For McAnany (2012), social entrepreneurship has a great potential to contribute to: (i) social change; (ii) the development of local communities; (iii) the enhancement of economic growth; (iv) poverty reduction; and (v) environmental sustainability. Thus, social entrepreneurship can be seen as an important instrument of regional development and a way of attenuating social and economic differences among Portuguese regions, particularly when dealing with less developed regions and with low levels of economic dynamism.

This paper approaches the aforementioned issue using empirical data collected through an online survey, which takes as its object of analysis the behaviour of the promoters of the Portuguese Non-Governmental Organizations and projects available on the Portuguese Social Stock Exchange. Our main goal is to understand whether the institutional environment is capable of promoting or inhibiting the development of social entrepreneurship initiatives.

Key Terms in this Chapter

Entrepreneurial Ecosystem Approach: Approach that emphasizes the role of governmental and non-governmental institutions in creating a regulatory framework and support system for improving the activities of social entrepreneurs.

Social and Solidarity Economy: Autonomous branch of economic activity included between the public and the private sphere, composed of entities or organisations aimed at promoting the general interest of the society.

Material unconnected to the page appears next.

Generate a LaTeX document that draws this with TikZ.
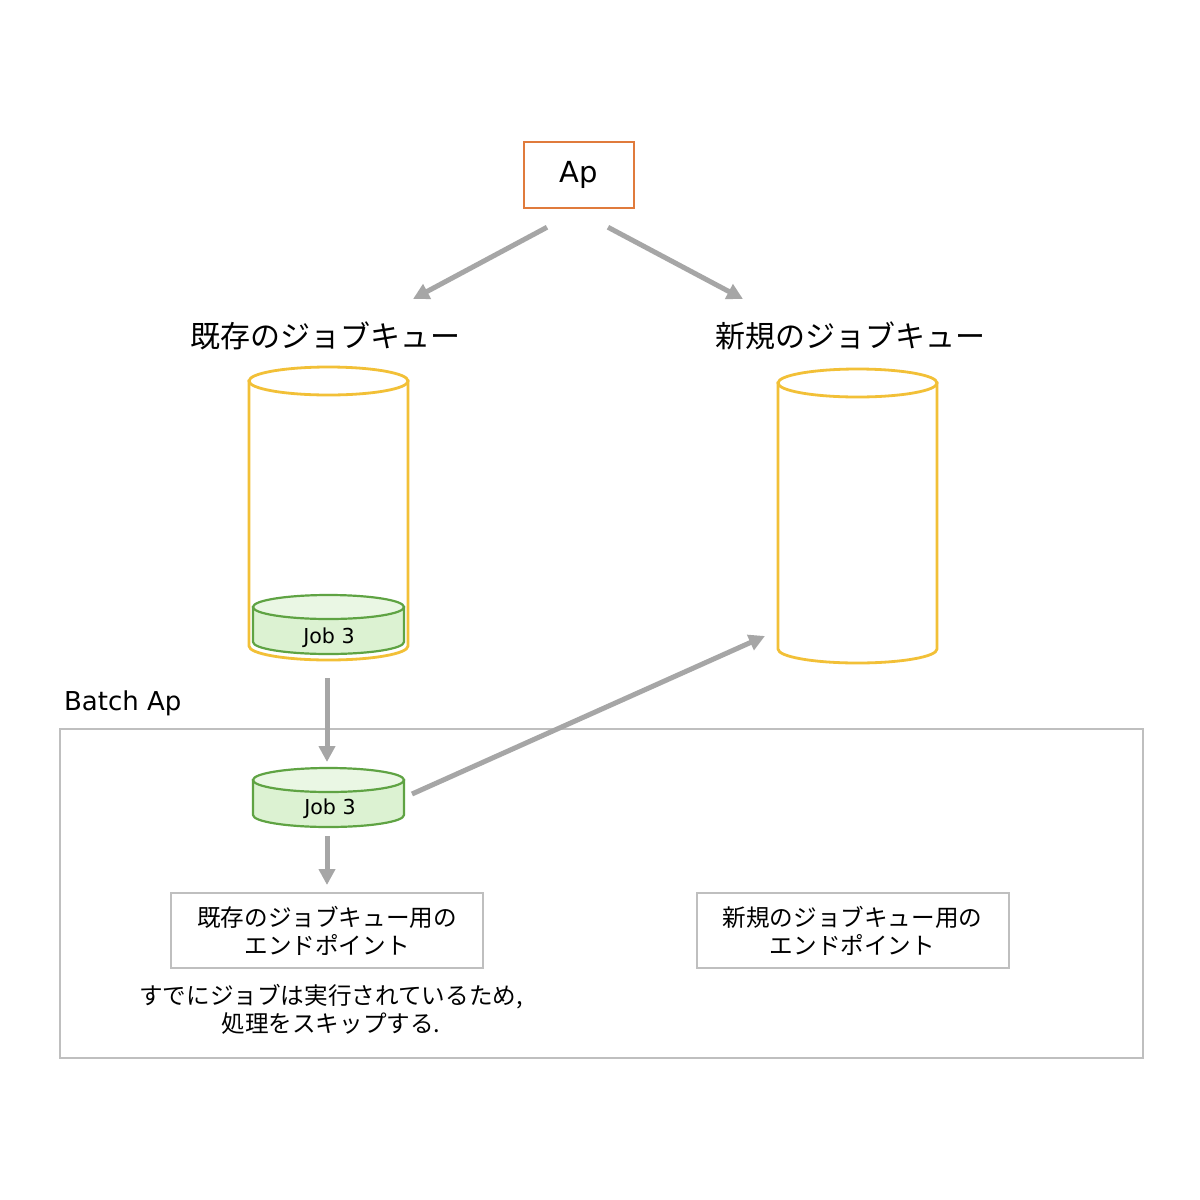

Regional Development: Set of activities carried out in order to reduce social and economic inequalities between developed and less developed regions.

Social Entrepreneurs: Individuals inspired by a desire for social change who focus their efforts on designing, conceiving and developing an entrepreneurially social organization whose main purpose is the resolution of a social problem.

Institutional Void Theory: Theory that claims that social organisations are created to fill the vacuum left by the existing formal institutions.

Portuguese Social Stock Exchange: Financing platform created in Portugal, which replicates the environment of a traditional stock exchange and aims to mobilize resources for promising social entrepreneurial ventures.

Social Entrepreneurship: Field of activity dedicated to the identification and exploration of social value-creating opportunities. This field employs innovative models and entrepreneurial practices in order to create social value in a sustainable and lasting way.

Institutional Perspective: Approach that highlights the critical importance of the environment that surrounds the social entrepreneur in the development of new social ventures.